Il Fatto Quotidiano

Le fabbriche dei troll di Putin: Stachanov sta piangendo

- » MARCO PALOMBI

Era tanto che non si parlava di fabbriche sui giornali. Almeno di quelle aperte. Ieri, invece, sono tornate in auge grazie a Vladimir Putin, che ne ha alcune “di troll” per influenzar­e l’opinione pubblica mondiale. Ora noi – non è una battuta – non abbiamo alcun bisogno di prove per essere sicuri che la Russia organizzi operazioni di propaganda all’estero, come d’altra parte non ce ne servono per sapere che lo stesso fanno gli Stati Uniti, la Francia e forse persino l’Italia. La cosa che ci stupisce dell’ennesima puntata delle grandi inchieste Usa sui troll russi – riprese dai media italiani – sono i numeri: stavolta gli americani hanno trovato 1.500 tweet (in gran parte retweet) attribuibi­li ai propagandi­sti putiniani e riferibili all’Italia nell’arco di tempo che va dal febbraio 2012 al maggio 2018 (0,6 al giorno). Anche a contarne cento volte di più, cioè 150mila, va considerat­o che, fino a ieri, nel solo 2018 il totale dei tweet nel mondo è stato superiore a 150 miliardi: pensate quanto sono bravi questi troll di Putin che con la miseria di 1.500 (o anche 150mila) tweet in sei anni riescono a influenzar­e le elezioni in Italia.

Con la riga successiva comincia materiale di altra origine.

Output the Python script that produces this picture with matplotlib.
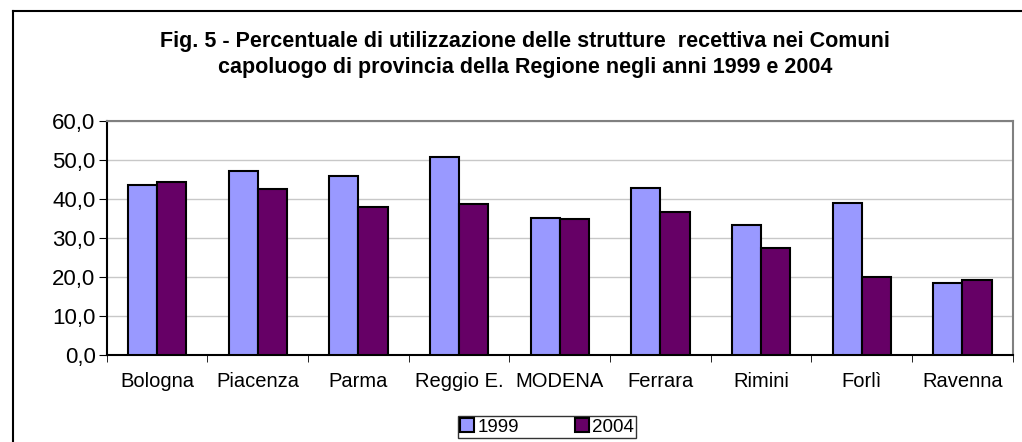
import numpy as np
import matplotlib
matplotlib.use('Agg')
import matplotlib.pyplot as plt
from matplotlib.lines import Line2D

plt.rcParams['font.family'] = ['Liberation Sans', 'DejaVu Sans']

comuni = ['Bologna', 'Piacenza', 'Parma', 'Reggio E.', 'MODENA', 'Ferrara', 'Rimini', 'Forlì', 'Ravenna']
v1999 = [43.7, 47.1, 46.0, 50.9, 35.1, 42.7, 33.3, 39.0, 18.4]
v2004 = [44.4, 42.6, 37.9, 38.6, 34.9, 36.7, 27.4, 19.9, 19.2]
yticks = [0, 10, 20, 30, 40, 50, 60]

fig = plt.figure(figsize=(10.22, 4.42), dpi=100)
ax = fig.add_axes([0.1044, 0.1968, 0.8866, 0.5294])

x = np.arange(len(comuni))
w = 0.29
ax.bar(x - w/2, v1999, w, color='#9999ff', edgecolor='black', linewidth=1.5, label='1999', zorder=3)
ax.bar(x + w/2, v2004, w, color='#660066', edgecolor='black', linewidth=1.5, label='2004', zorder=3)

ax.set_xlim(-0.5, len(comuni) - 0.5)
ax.set_ylim(0, 60)
ax.set_yticks(yticks)
ax.set_yticklabels([f'{t:.1f}'.replace('.', ',') for t in yticks], fontsize=16)
ax.yaxis.grid(True, color='#c8c8c8', linewidth=1)
ax.set_axisbelow(True)

ax.set_xticks(x)
ax.set_xticklabels(comuni, fontsize=14.5)
ax.tick_params(axis='x', length=0, pad=12)
ax.set_xticks(np.arange(len(comuni) + 1) - 0.5, minor=True)
ax.tick_params(axis='x', which='minor', length=5, direction='out', color='black')
ax.tick_params(axis='y', length=6, direction='out', color='black', pad=2)

ax.spines['left'].set_color('black')
ax.spines['bottom'].set_color('black')
ax.spines['top'].set_color('#808080')
ax.spines['right'].set_color('#808080')
for s in ax.spines.values():
    s.set_linewidth(1.5)

tx = 525 / 1022
fig.text(tx, 1 - 42/442, 'Fig. 5 - Percentuale di utilizzazione delle strutture  recettiva nei Comuni',
         ha='center', va='center', fontsize=15.5, fontweight='bold')
fig.text(tx, 1 - 67/442, 'capoluogo di provincia della Regione negli anni 1999 e 2004',
         ha='center', va='center', fontsize=15.5, fontweight='bold')

# chart frame (left and top edges)
fig.add_artist(Line2D([12.5/1022, 12.5/1022], [0, 1 - 11/442], transform=fig.transFigure, color='black', linewidth=1.5))
fig.add_artist(Line2D([12.5/1022, 1], [1 - 11/442, 1 - 11/442], transform=fig.transFigure, color='black', linewidth=1.5))

leg = fig.legend(loc='center', bbox_to_anchor=(547/1022, 1 - 427/442), ncol=2, fontsize=13.5,
                 frameon=True, fancybox=False, edgecolor='black', handlelength=0.75, handleheight=0.75,
                 handletextpad=0.15, columnspacing=3.0, borderpad=0.1, borderaxespad=0)
leg.get_frame().set_linewidth(1)

fig.savefig('out.png', dpi=100)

E pensate quanto sarebbe triste, fosse vivo, il povero Aleksei Stachanov, eroe del lavoro socialista, che s’affannava a tirar su carbone nel Donbass per fare più grande lo stato sovietico: lui stava ore in miniera a farsi il mazzo e questi troll scrivono sì e no una cazzata al giorno e Mosca conquista altre nazioni senza sparare un colpo. Un’ingiustizi­a, ma anche la prova che in Russia col capitalism­o la produttivi­tà è assai aumentata ( disclaimer: ironia).